Человеку, не побывавшему на Днепре в дни горячей битвы, трудно даже представить себе, что значит переправа, действовавшая под непрерывным прицельным огнем пушек, пулеметов и порой автоматов. Если самолету даже на большой высоте рискованно летать над вражескими позициями, прикрытыми зенитной артиллерией, то парому или баркасу, которые переправляются через реку неизмеримо медленнее самолета, двигаться под прицельным огнем во много раз опаснее. А паромы двигаются, и двигаются регулярно.

Старшим на одном из таких десантных паромов был узбек Камал Джамалов. Он три дня работал на пароме под огнем и совершил тридцать восемь «ездок». Особенно запомнилась ему третья ездка, когда немцы, взяв медленно двигавшийся паром на артиллерийский прицел, стали класть возле него снаряд за снарядом. Разрывы медленно приближались к парому. Вот один упал справа, другой слева. Оба обдали водой. Вилка! А паром все шел вперед. Вот тяжелая мина разорвалась совсем близко, ранила бойца.

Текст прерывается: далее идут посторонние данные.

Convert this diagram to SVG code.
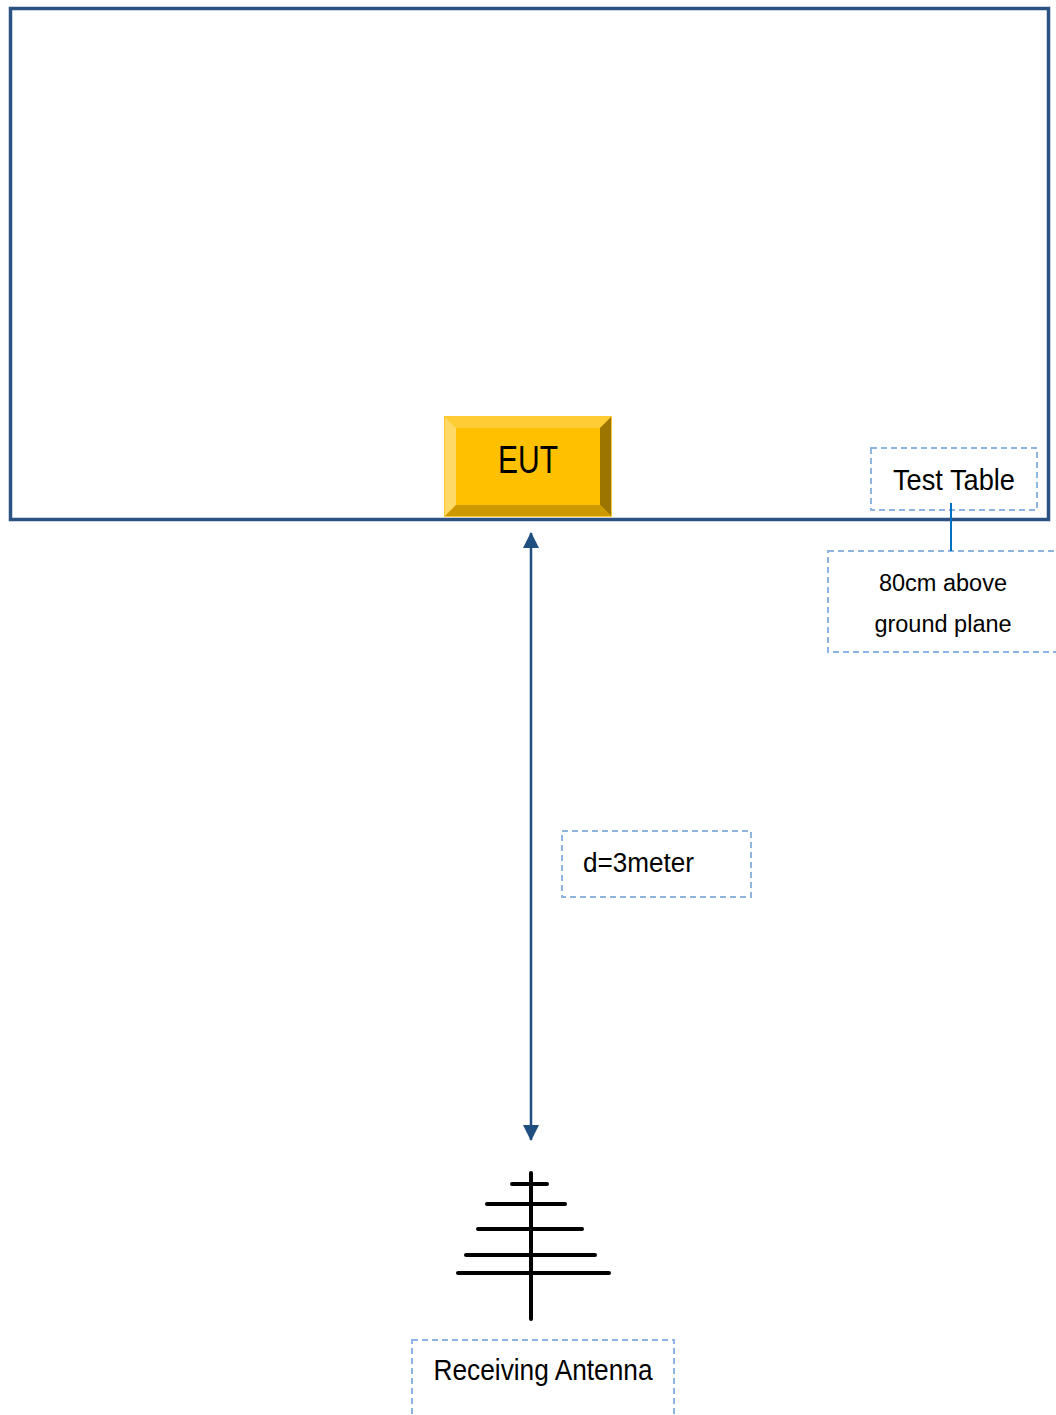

Паром вздрогнул, вода с шумом хлынула в пробоину. Джамалов снял с себя пилотку и заткнул самую большую дыру, остальные дырки, поменьше, заткнул обрывками гимнастерки. До берега оставалось метров пятьдесят, когда паром опять подбросило. Неразорвавшийся снаряд пробил металлическую стенку и, прошив оба борта, ушел в воду. Одна пробоина была выше ватерлинии, а в другую, в большую, с развороченными краями, хлынула вода. Она быстро наполняла лодку. Тогда Джамалов просто сел на эту дыру, заткнув собою пробоину, и, упершись ногами в распорки, удерживал воду. Так паром с этой живой «заплаткой» и подошел к берегу.

Это эпизод работы понтонеров.

Сколько же здесь было героев! Единицы попали в эти реляции, десятки, возможно, попадут. А героизм-то тут явление массовое. Героев надо считать на сотни. Героизмом насыщен воздух. Он стал бытом этих заднепровских сражений.